RE is taught as a rigorous, academic discipline across all key stages with an enquiry approach, which encourages children to explore religion, faith and worldviews with the depth that they warrant. The curriculum content for RE is designed to broaden and deepen children’s understanding and knowledge over time, across and between year groups and key stages. Learning is sequenced progressively to develop understanding of faith and associated communities as well as individual religions. It supports children as they broaden their vocabulary and develop oracy by building opportunities for children to reflect and express their personal resonance with the ideas they study.

Delivering carefully crafted, meaningful RE is a part of our duty to safeguard children as it equips them to become engaged, informed, compassionate citizens, giving them the understanding and skills they need to respond sensitively and thoughtfully to the religious, theological and moral ideas they may encounter in the Ashington community and beyond. RE contributes towards Knowledge, Skills and Understanding Passports. 
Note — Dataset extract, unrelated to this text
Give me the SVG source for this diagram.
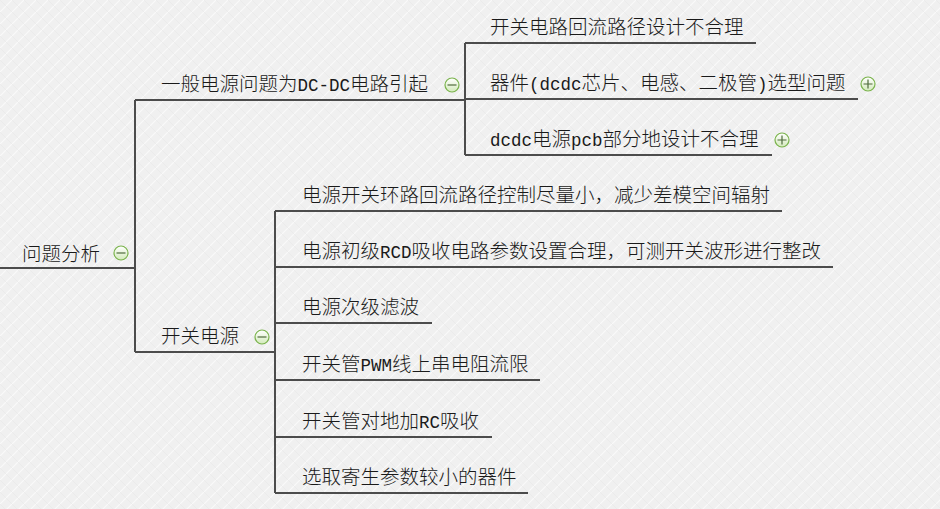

High quality RE starts in two-year old provision by giving children a secure framework of understanding around important people and exposure to a range of religious and cultural traditions which is continued throughout EYFS provision through age-appropriate storytelling and role-play. In KS1, this is developed into a robust knowledge of what it means to be committed to a religion and the basic tenets of the world’s major religions. At KS2, knowledge is broadened and deepened to embed a more complex view of religion’s impact on individuals and communities including the challenges that come with having a faith in 21st Century Britain.